Où l’anecdote de la rencontre autour du livre, à Beauchastel.
Une rencontre à…la rencontre.
La salle était bondée. Mes confrères et moi même devisions sur le métier d’écrivain, sur ses contraintes, ses déceptions mais aussi ses bonne surprises et ses joies. Nous échangions nos cartes de visite (si je puis dire, car je n’en ai toujours pas, grrrr) et nos expériences diverses. A noter que j’étais le seul auteur indépendant parmi tous ces vieux briscards sous contrat avec des maisons d’édition.
Alors que je m’évertuais à poursuivre la rédaction des prochaines (més)aventures de Patrick Schimmer, un couple de personnes âgées s’avancent vers la table que je partage avec deux autres auteurs. Bien entendu, je me laisse influencer par les clichés et autres lieux communs et subodore que si des personnes d’un certain âge s’approchent de ma table, ce n’est certainement pas pour se procurer de la littérature fantastique!
Je garde donc le nez sur ma feuille et continue à matérialiser scènes épiques et dialogues soutenus. C’est à ce moment que je vois le papy se pencher sur mon exemplaire de Les colonnes du temps, un petit papier à la main.
“John Renmann, c’est vous ?” me demande t-il J’acquiesce, étonné. “Voilà, en fait je cherche Les colonnes du temps, mais heu, la suite.” – La suite ? Ha, désolé, elle est en cours de rédaction (je lui exhibe la feuille A4 parcourue de mon écriture manuscrite). – Ha bon ? En fait, ce n’est pas pour moi mais pour ma petite fille. Elle a dévoré le premier livre mais n’a pas pu se déplacer aujourd’hui pour (il relit le petit papier). Pourtant elle a bien écrit”Les colonnes du temps, la suite”. Elle nous a dit que vous l’aviez sorti. – J’ai bien écrit un autre livre, mais il s’agit de Gecko, peut être a t’elle cru qu’il s’agissait de la suite de mon premier roman ? – Oui, ça doit être ça, vous avez raison. – Je suis sincèrement désolé, la suite devrait sortir probablement cet été. – Nous allons tout de même vous prendre un exemplaire de Gecko. Pour elle.
Je m’empare d’une exemplaire du livre et, au moment de la dédicace, hésitant entre le tutoiement et le vouvoiement, demande au patriarche l’âge de sa petite fille. “Douze ans.” – Douze ans ? Et elle a réussi à le lire jusqu’au bout ? – Bien sûr ! Vous savez, c’est une grande fan !
(J’ai à cet instant une pensée pour des critiques acerbes d’adultes n’ayant jamais réussi à terminer ce livre jugé “trop compliqué, “trop long” et j’en passe.) Encore plus embêté, je lui propose de lui envoyer personnellement un mail lorsque les aventures de Patrick et Sedna seront achevées.
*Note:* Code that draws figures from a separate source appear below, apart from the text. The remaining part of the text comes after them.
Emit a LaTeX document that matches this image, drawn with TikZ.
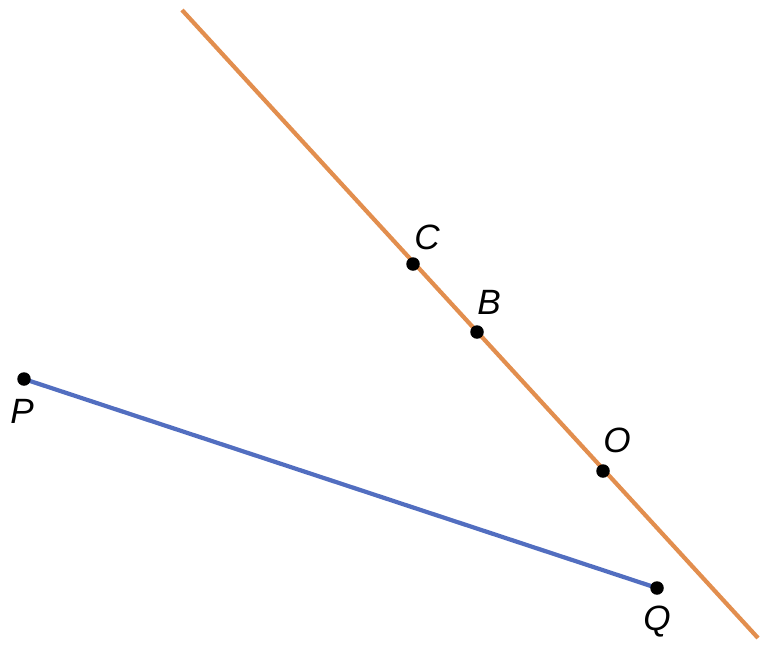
\documentclass[tikz,border=0pt]{standalone}
\usepackage{fontspec}
\setmainfont{Liberation Sans}
\definecolor{lineorange}{RGB}{226,142,78}
\definecolor{lineblue}{RGB}{82,110,192}
\tikzset{
    pt/.style={circle,fill=black,inner sep=0pt,minimum size=0.27cm},
    lbl/.style={font=\fontsize{20}{24}\selectfont\itshape,inner sep=0pt}
}
\begin{document}
\begin{tikzpicture}[x=0.02cm,y=-0.02cm,line width=2.4pt]
    \useasboundingbox (0,0) rectangle (766,656);
    \coordinate (top) at (182,10);
    \coordinate (bot) at (758,638);
    \draw[lineorange] (top)--(bot);
    \draw[lineblue] (24,379) coordinate (p0)--(657,588) coordinate (q0);

    \node[pt] (C) at (413,264) {};
    \node[pt] (B) at (477,332) {};
    \node[pt] (O) at (603,471) {};
    \node[pt] (P) at (p0) {};
    \node[pt] (Q) at (q0) {};

    \node[lbl] (Clbl) at (427,237) {C};
    \node[lbl] (Blbl) at (489,302) {B};
    \node[lbl] (Olbl) at (617,440) {O};
    \node[lbl] (Plbl) at (22,411) {P};
    \node[lbl] (Qlbl) at (657,622) {Q};
\end{tikzpicture}
\end{document}
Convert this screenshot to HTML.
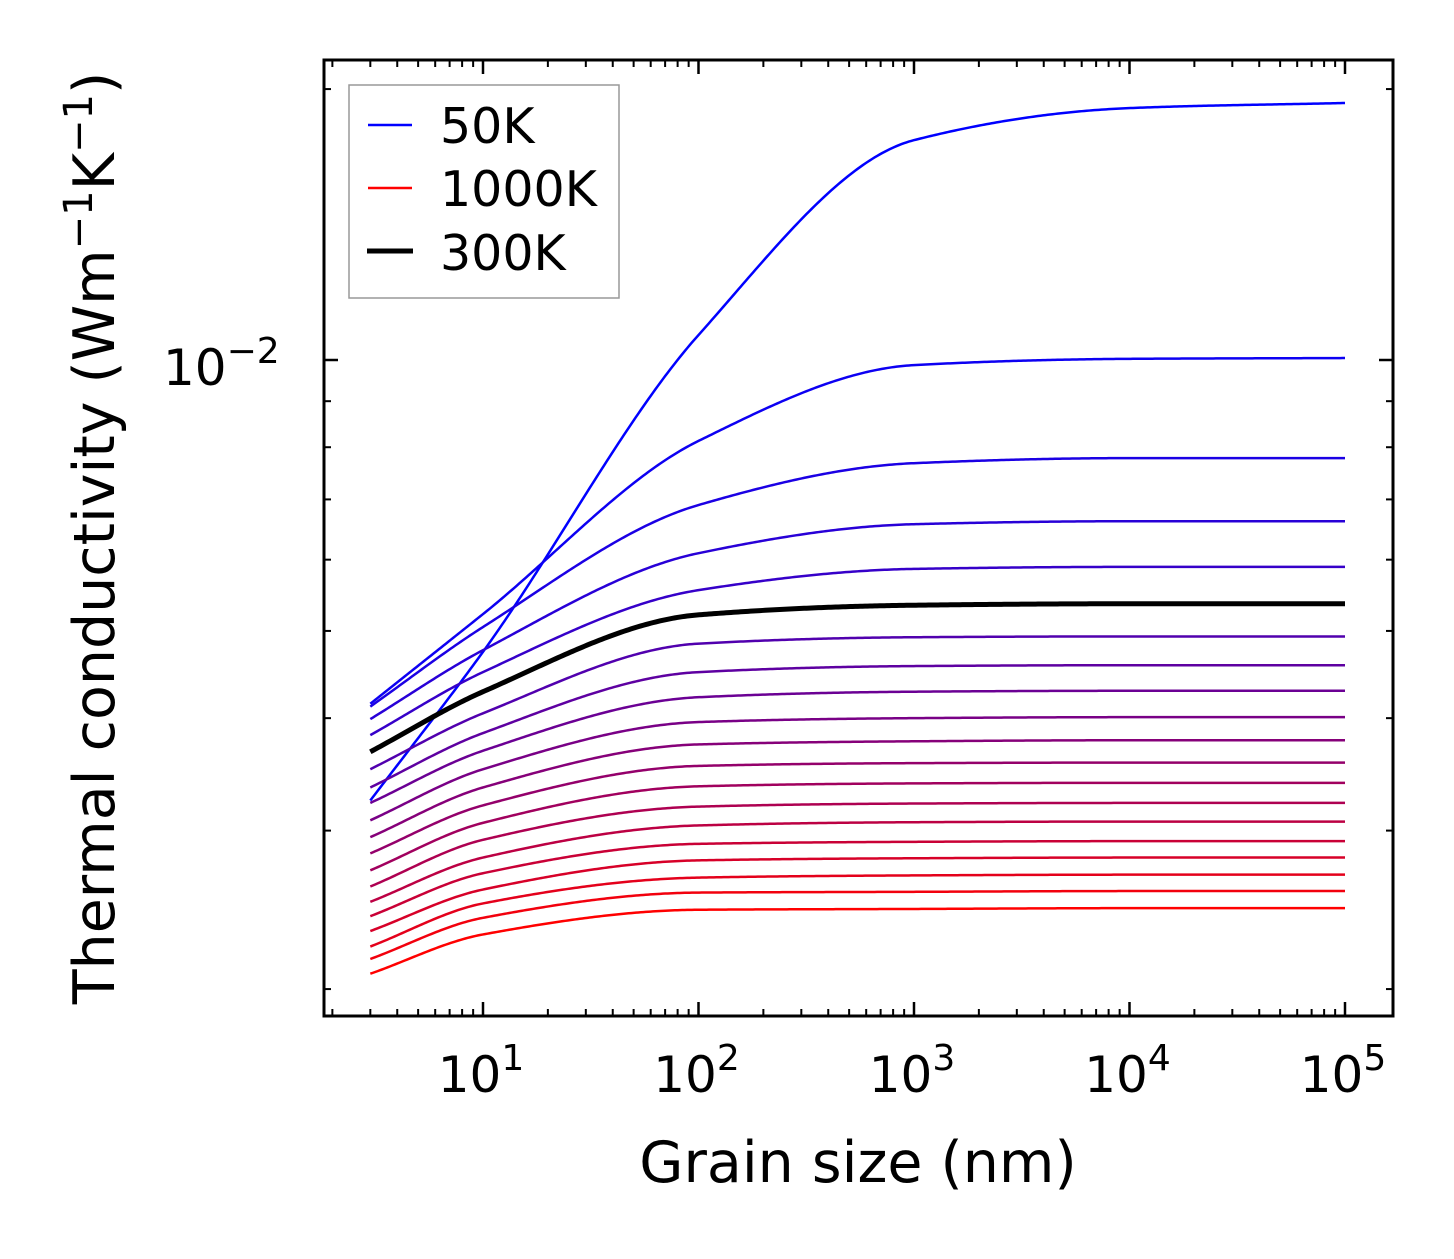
<!DOCTYPE html>
<html><head><meta charset="utf-8"><style>
html,body{margin:0;padding:0;background:#fff}
svg text{font-family:"DejaVu Sans","Liberation Sans",sans-serif;fill:#000}
</style></head><body>
<svg id="chart" width="1454" height="1254" xmlns="http://www.w3.org/2000/svg">
<rect width="1454" height="1254" fill="#fff"/>
<g id="lines"></g>
<g id="axes"></g>
<text x="858" y="1182" font-size="57" text-anchor="middle">Grain size (nm)</text>
<text transform="translate(114,538) rotate(-90)" font-size="57" text-anchor="middle">Thermal conductivity (Wm<tspan dy="-22" font-size="40">−1</tspan><tspan dy="22">K</tspan><tspan dy="-22" font-size="40">−1</tspan><tspan dy="22">)</tspan></text>
<g>
<rect x="349" y="85" width="270" height="213" fill="#fff" stroke="#999" stroke-width="1.5"/>
<line x1="368" y1="125" x2="412" y2="125" stroke="#0000ff" stroke-width="2.5"/>
<text x="440" y="143" font-size="49">50K</text>
<line x1="368" y1="188" x2="412" y2="188" stroke="#ff0000" stroke-width="2.5"/>
<text x="440" y="206" font-size="49">1000K</text>
<line x1="367" y1="251" x2="413" y2="251" stroke="#000" stroke-width="5"/>
<text x="440" y="270" font-size="49">300K</text>
</g>
</svg>
<script>
// grain sizes (nm) at which values were read
const grainSizes = [3, 10, 100, 1000, 10000, 100000];
const temperatures = [50,100,150,200,250,300,350,400,450,500,550,600,650,700,750,800,850,900,950,1000];
// thermal conductivity in units of 1e-3 W/mK
const k50 =   [3.24, 4.74, 10.66, 17.55, 19.05, 19.30];
const k100 =  [4.15, 5.22, 8.13, 9.87, 10.03, 10.05];
const k150 =  [4.12, 5.05, 6.90, 7.68, 7.78, 7.78];
const k200 =  [3.99, 4.76, 6.10, 6.57, 6.62, 6.62];
const k250 =  [3.83, 4.50, 5.55, 5.86, 5.89, 5.89];
const k300 =  [3.67, 4.28, 5.21, 5.34, 5.36, 5.36];
const k350 =  [3.51, 4.05, 4.84, 4.92, 4.93, 4.93];
const k400 =  [3.35, 3.85, 4.50, 4.57, 4.58, 4.58];
const k450 =  [3.22, 3.68, 4.22, 4.28, 4.29, 4.29];
const k500 =  [3.08, 3.51, 3.96, 4.00, 4.01, 4.01];
const k550 =  [2.95, 3.35, 3.74, 3.77, 3.78, 3.78];
const k600 =  [2.83, 3.20, 3.54, 3.565, 3.57, 3.57];
const k650 =  [2.71, 3.06, 3.36, 3.385, 3.39, 3.39];
const k700 =  [2.60, 2.93, 3.19, 3.215, 3.22, 3.22];
const k750 =  [2.50, 2.80, 3.04, 3.065, 3.07, 3.07];
const k800 =  [2.41, 2.69, 2.90, 2.915, 2.92, 2.92];
const k850 =  [2.32, 2.58, 2.78, 2.795, 2.80, 2.80];
const k900 =  [2.23, 2.49, 2.66, 2.675, 2.68, 2.68];
const k950 =  [2.16, 2.40, 2.56, 2.565, 2.57, 2.57];
const k1000 = [2.08, 2.30, 2.45, 2.455, 2.46, 2.46];
const seriesValues = [k50,k100,k150,k200,k250,k300,k350,k400,k450,k500,k550,k600,k650,k700,k750,k800,k850,k900,k950,k1000];
const xTickLabels = ['1','2','3','4','5'];

const NS='http://www.w3.org/2000/svg';
const L=324,R=1393,T=60,B=1016;
function xScale(v){return 483+(Math.log10(v)-1)*215.5;}
function yScale(k){return 360-(Math.log10(k*1e-3)+2)*900;}

// monotone cubic in log-log space
function interp(xs,ys,n){
  const X=xs.map(Math.log10),Y=ys.map(Math.log10),m=X.length;
  const d=[],s=[];
  for(let i=0;i<m-1;i++)d.push((Y[i+1]-Y[i])/(X[i+1]-X[i]));
  s[0]=d[0];s[m-1]=d[m-2];
  for(let i=1;i<m-1;i++){
    if(d[i-1]*d[i]<=0){s[i]=0;continue;}
    const h0=X[i]-X[i-1],h1=X[i+1]-X[i];
    const w1=2*h1+h0,w2=h1+2*h0;
    s[i]=(w1+w2)/(w1/d[i-1]+w2/d[i]);
  }
  const pts=[];
  for(let j=0;j<=n;j++){
    const x=X[0]+(X[m-1]-X[0])*j/n;
    let i=0;while(i<m-2&&x>X[i+1])i++;
    const h=X[i+1]-X[i],t=(x-X[i])/h;
    const h00=2*t*t*t-3*t*t+1,h10=t*t*t-2*t*t+t,h01=-2*t*t*t+3*t*t,h11=t*t*t-t*t;
    const y=h00*Y[i]+h10*h*s[i]+h01*Y[i+1]+h11*h*s[i+1];
    pts.push([Math.pow(10,x),Math.pow(10,y)]);
  }
  return pts;
}

const lg=document.getElementById('lines');
let blackPath=null;
seriesValues.forEach((vals,idx)=>{
  const f=idx/(seriesValues.length-1);
  const col=`rgb(${Math.round(255*f)},0,${Math.round(255*(1-f))})`;
  const pts=interp(grainSizes,vals,400);
  const d=pts.map((p,i)=>(i?'L':'M')+xScale(p[0]).toFixed(2)+','+yScale(p[1]).toFixed(2)).join('');
  const p=document.createElementNS(NS,'path');
  p.setAttribute('d',d);
  p.setAttribute('fill','none');
  const is300=temperatures[idx]===300;
  p.setAttribute('stroke',is300?'#000':col);
  p.setAttribute('stroke-width',is300?5:2.5);
  
  
  if(is300)blackPath=p;else lg.appendChild(p);
});
if(blackPath)lg.appendChild(blackPath);

const ax=document.getElementById('axes');
function ln(x1,y1,x2,y2,w){const l=document.createElementNS(NS,'line');l.setAttribute('x1',x1);l.setAttribute('y1',y1);l.setAttribute('x2',x2);l.setAttribute('y2',y2);l.setAttribute('stroke','#000');l.setAttribute('stroke-width',w);ax.appendChild(l);return l;}
for(let e=0;e<=5;e++){
  for(let m=1;m<10;m++){
    const v=m*Math.pow(10,e);const x=xScale(v);
    if(x<L+1||x>R-1)continue;
    const len=m===1?14:7,w=m===1?2.5:2;
    ln(x,B,x,B-len,w);ln(x,T,x,T+len,w);
  }
}
for(let e=-3;e<=-2;e++){
  for(let m=1;m<10;m++){
    const k=m*Math.pow(10,e)*1e3;const y=yScale(k);
    if(y<T+1||y>B-1)continue;
    const len=(e===-2&&m===1)?14:7,w=(m===1)?2.5:2;
    ln(L,y,L+len,y,w);ln(R,y,R-len,y,w);
  }
}
const fr=document.createElementNS(NS,'rect');
fr.setAttribute('x',L);fr.setAttribute('y',T);fr.setAttribute('width',R-L);fr.setAttribute('height',B-T);
fr.setAttribute('fill','none');fr.setAttribute('stroke','#000');fr.setAttribute('stroke-width',3);


ax.appendChild(fr);
xTickLabels.forEach(ex=>{
  const t=document.createElementNS(NS,'text');
  t.setAttribute('x',xScale(Math.pow(10,+ex))-2);t.setAttribute('y',1092);
  t.setAttribute('font-size','50');t.setAttribute('text-anchor','middle');
  t.innerHTML='10<tspan dy="-22" font-size="36">'+ex+'</tspan>';
  
  
  ax.appendChild(t);
});
const yl=document.createElementNS(NS,'text');
yl.setAttribute('x',163);yl.setAttribute('y',385);yl.setAttribute('font-size','50');
yl.innerHTML='10<tspan dy="-22" font-size="36">−2</tspan>';


ax.appendChild(yl);
</script>
</body></html>
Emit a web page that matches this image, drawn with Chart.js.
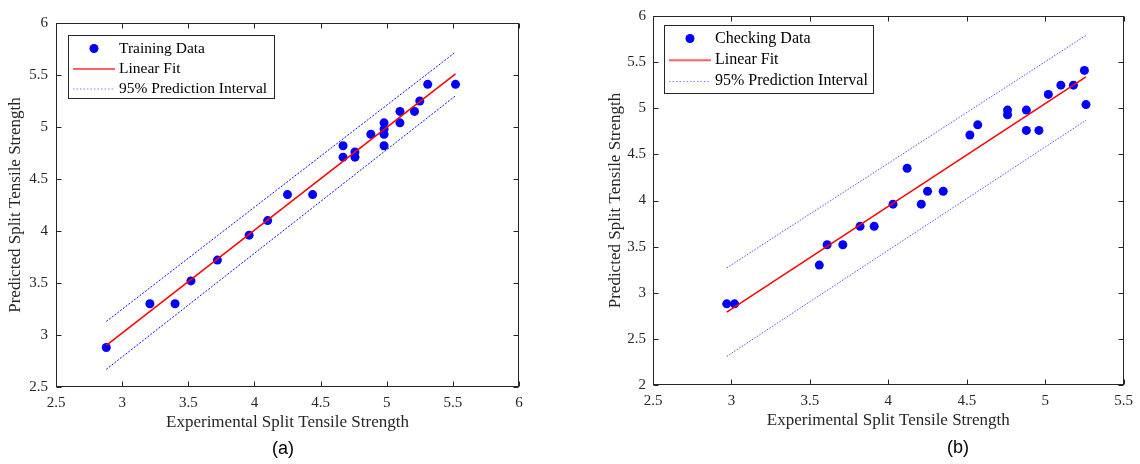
<!DOCTYPE html>
<html><head><meta charset="utf-8">
<script src="https://cdn.jsdelivr.net/npm/chart.js@4/dist/chart.umd.min.js"></script>
<style>
html,body{margin:0;padding:0;background:#fff;}
#wrap{position:relative;width:1140px;height:464px;overflow:hidden;background:#fff;}
.c{position:absolute;top:0;}
</style></head><body>
<div id="wrap">
<canvas id="ca" class="c" style="left:0px" width="560" height="464"></canvas>
<canvas id="cb" class="c" style="left:600px" width="540" height="464"></canvas>
</div>
<script>
// ---------- (a) Training data ----------
const trainX = [2.88, 3.21, 3.40, 3.52, 3.72, 3.96, 4.10, 4.25, 4.44, 4.67, 4.67, 4.76, 4.76, 4.88, 4.98, 4.98, 4.98, 4.98, 5.10, 5.10, 5.21, 5.25, 5.31, 5.52];
const trainY = [2.88, 3.30, 3.30, 3.52, 3.72, 3.96, 4.10, 4.35, 4.35, 4.82, 4.71, 4.76, 4.71, 4.93, 5.04, 4.98, 4.93, 4.82, 5.15, 5.04, 5.15, 5.25, 5.41, 5.41];
const trainLineX  = [2.88, 5.52];
const trainFitY   = [2.90, 5.51];
const trainUpperY = [3.13, 5.72];
const trainLowerY = [2.67, 5.30];

// ---------- (b) Checking data ----------
const checkX = [2.97, 3.02, 3.56, 3.61, 3.71, 3.82, 3.91, 4.03, 4.12, 4.21, 4.25, 4.35, 4.52, 4.57, 4.76, 4.76, 4.88, 4.88, 4.96, 5.02, 5.10, 5.18, 5.25, 5.26];
const checkY = [2.88, 2.88, 3.30, 3.52, 3.52, 3.72, 3.72, 3.96, 4.35, 3.96, 4.10, 4.10, 4.71, 4.82, 4.98, 4.93, 4.98, 4.76, 4.76, 5.15, 5.25, 5.25, 5.41, 5.04];
const checkLineX  = [2.97, 5.26];
const checkFitY   = [2.79, 5.34];
const checkUpperY = [3.27, 5.79];
const checkLowerY = [2.31, 4.87];

// ---------- axes ----------
const axisA = {xMin: 2.5, xMax: 6, yMin: 2.5, yMax: 6, step: 0.5};
const axisB = {xMin: 2.5, xMax: 5.5, yMin: 2, yMax: 6, step: 0.5};
const xTitle = 'Experimental Split Tensile Strength';
const yTitle = 'Predicted Split Tensile Strength';
const legendA = ['Training Data', 'Linear Fit', '95% Prediction Interval'];
const legendB = ['Checking Data', 'Linear Fit', '95% Prediction Interval'];

const SERIF = "'Liberation Serif','Times New Roman',serif";
const AXC = '#262626';

function pts(xs, ys) { return xs.map((x, i) => ({x: x, y: ys[i]})); }
function fmt(v) { return String(+Number(v).toFixed(2)); }

const framePlugin = {
  id: 'frameLegend',
  afterDraw(chart, args, o) {
    const ctx = chart.ctx, a = chart.chartArea, xs = chart.scales.x, ys = chart.scales.y;
    ctx.save();
    ctx.strokeStyle = AXC; ctx.lineWidth = 1; ctx.setLineDash([]);
    const L = Math.round(a.left) + 0.5, R = Math.round(a.right) - 0.5;
    const T = Math.round(a.top) + 0.5, B = Math.round(a.bottom) - 0.5;
    ctx.strokeRect(L, T, R - L, B - T);
    const len = 5;
    ctx.beginPath();
    xs.ticks.forEach(t => {
      const p = Math.round(xs.getPixelForValue(t.value)) + 0.5;
      ctx.moveTo(p, B); ctx.lineTo(p, B - len);
      ctx.moveTo(p, T); ctx.lineTo(p, T + len);
    });
    ys.ticks.forEach(t => {
      const p = Math.round(ys.getPixelForValue(t.value)) + 0.5;
      ctx.moveTo(L, p); ctx.lineTo(L + len, p);
      ctx.moveTo(R, p); ctx.lineTo(R - len, p);
    });
    ctx.stroke();

    // legend box
    const g = o.legend, ds = chart.data.datasets;
    ctx.fillStyle = '#fff';
    ctx.fillRect(g.x, g.y, g.w, g.h);
    ctx.strokeStyle = AXC; ctx.lineWidth = 1;
    ctx.strokeRect(g.x + 0.5, g.y + 0.5, g.w, g.h);
    ctx.font = g.font; ctx.textAlign = 'left'; ctx.textBaseline = 'middle'; ctx.fillStyle = '#000';
    g.labels.forEach((lab, i) => {
      const cy = g.y + g.row0 + i * g.rowH;
      if (i === 0) {
        ctx.fillStyle = ds[0].backgroundColor;
        ctx.beginPath(); ctx.arc(g.dotX, cy, 4.5, 0, Math.PI * 2); ctx.fill();
      } else if (i === 1) {
        ctx.strokeStyle = 'rgba(255,70,70,0.85)'; ctx.lineWidth = 2; ctx.setLineDash([]);
        ctx.beginPath(); ctx.moveTo(g.lineX0, cy + 0.5); ctx.lineTo(g.lineX1, cy + 0.5); ctx.stroke();
      } else {
        ctx.strokeStyle = 'rgba(90,90,255,0.8)'; ctx.lineWidth = 1; ctx.setLineDash([1.5, 2]);
        ctx.beginPath(); ctx.moveTo(g.lineX0, cy + 0.5); ctx.lineTo(g.lineX1, cy + 0.5); ctx.stroke();
        ctx.setLineDash([]);
      }
      ctx.fillStyle = '#000';
      ctx.fillText(lab, g.textX, cy);
    });

    // caption
    ctx.font = o.captionFont; ctx.fillStyle = '#000'; ctx.textAlign = 'center'; ctx.textBaseline = 'middle';
    ctx.fillText(o.caption, o.captionX, o.captionY);
    ctx.restore();
  }
};

function makeChart(id, cfg) {
  return new Chart(document.getElementById(id), {
    type: 'scatter',
    data: {
      datasets: [
        {data: pts(cfg.x, cfg.y), backgroundColor: '#0000ff', borderWidth: 0, pointRadius: 4.5, pointHoverRadius: 4.5, showLine: false, order: 2},
        {data: pts(cfg.lx, cfg.fit), showLine: true, borderColor: '#ff0000', borderWidth: 1.5, pointRadius: 0, fill: false, order: 1},
        {data: pts(cfg.lx, cfg.up), showLine: true, borderColor: cfg.piColor, borderWidth: 1, borderDash: cfg.piDash, pointRadius: 0, fill: false, order: 1},
        {data: pts(cfg.lx, cfg.lo), showLine: true, borderColor: cfg.piColor, borderWidth: 1, borderDash: cfg.piDash, pointRadius: 0, fill: false, order: 1}
      ]
    },
    options: {
      responsive: false,
      animation: false,
      events: [],
      layout: {padding: cfg.pad},
      plugins: {
        legend: {display: false},
        tooltip: {enabled: false},
        frameLegend: {legend: cfg.legend, caption: cfg.caption, captionX: cfg.capX, captionY: cfg.capY, captionFont: "18px 'Liberation Sans', Arial, sans-serif"}
      },
      scales: {
        x: {
          type: 'linear', min: cfg.ax.xMin, max: cfg.ax.xMax,
          grid: {display: false, drawTicks: false, tickLength: 0},
          border: {display: false},
          ticks: {stepSize: cfg.ax.step, padding: 7, color: AXC, font: {family: SERIF, size: 15}, maxRotation: 0, autoSkip: false, callback: fmt},
          title: {display: true, text: xTitle, color: AXC, font: {family: SERIF, size: 17}, padding: {top: 0, bottom: 0}},
          afterFit: s => { s.height = 46; }
        },
        y: {
          type: 'linear', min: cfg.ax.yMin, max: cfg.ax.yMax,
          grid: {display: false, drawTicks: false, tickLength: 0},
          border: {display: false},
          ticks: {stepSize: cfg.ax.step, padding: cfg.yPad, color: AXC, font: {family: SERIF, size: 15}, autoSkip: false, callback: fmt},
          title: {display: true, text: yTitle, color: AXC, font: {family: SERIF, size: 17}, padding: {top: 5, bottom: 0}},
          afterFit: s => { s.width = cfg.yW; }
        }
      }
    },
    plugins: [framePlugin]
  });
}

makeChart('ca', {
  x: trainX, y: trainY, lx: trainLineX, fit: trainFitY, up: trainUpperY, lo: trainLowerY,
  ax: axisA, piColor: 'rgba(0,0,255,0.95)', piDash: [2, 1.5],
  pad: {left: 0, right: 41, top: 23, bottom: 31}, yW: 56, yPad: 8,
  legend: {x: 68, y: 35, w: 206, h: 63, row0: 13.5, rowH: 20, dotX: 94, lineX0: 73, lineX1: 115, textX: 119, font: "15.5px " + SERIF, labels: legendA},
  caption: '(a)', capX: 283, capY: 449
});

makeChart('cb', {
  x: checkX, y: checkY, lx: checkLineX, fit: checkFitY, up: checkUpperY, lo: checkLowerY,
  ax: axisB, piColor: 'rgba(50,50,255,0.85)', piDash: [1.5, 1.5],
  pad: {left: 0, right: 16, top: 13, bottom: 33}, yW: 53, yPad: 7,
  legend: {x: 64, y: 25, w: 209, h: 68, row0: 13.5, rowH: 21.3, dotX: 90, lineX0: 69, lineX1: 111, textX: 115, font: "16px " + SERIF, labels: legendB},
  caption: '(b)', capX: 358, capY: 448
});
</script>
</body></html>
Je lui demande donc son adresse email en lui tendant un morceau de papier. Il s’en saisit, griffonne quelques lignes, puis me le rend, tout sourire. Je lis et constate, un brin amusé, que c’est son adresse postale qu’il m’a communiquée. Je m’apprête à lui signifier gentiment son erreur, lorsque mon intuition me titille. Comme je crois énormément aux signes, je me tais, puis m’étonne à lui dire: “Bien, je vous apporterai l’exemplaire de la suite en main propre, à cette adresse donc. Et votre petite fille aura sa dédicace, bien entendu.”
C’est à cet instant qu’il s’est produit quelque chose d’inexplicable. Ce que j’ai lu dans le regard du Papy, les étoiles dans les yeux de la Mamie, leurs sourires, la combinaison des trois, tout ça m’a fait passer, pour quelques secondes, comme le lauréat du plus prestigieux des prix littéraires. “C’est très gentil à vous monsieur, elle va vraiment être contente!” Et cette phrase d’agir comme le plus puissant des remèdes anti-blues et anti-page blanche ! C’est le genre de rencontre qui me rappelle pourquoi j’écris.
Je dois donc vous laisser, chers lecteurs, j’ai plus d’une promesse à tenir. Et je m’arrange toujours pour les tenir, question de principe.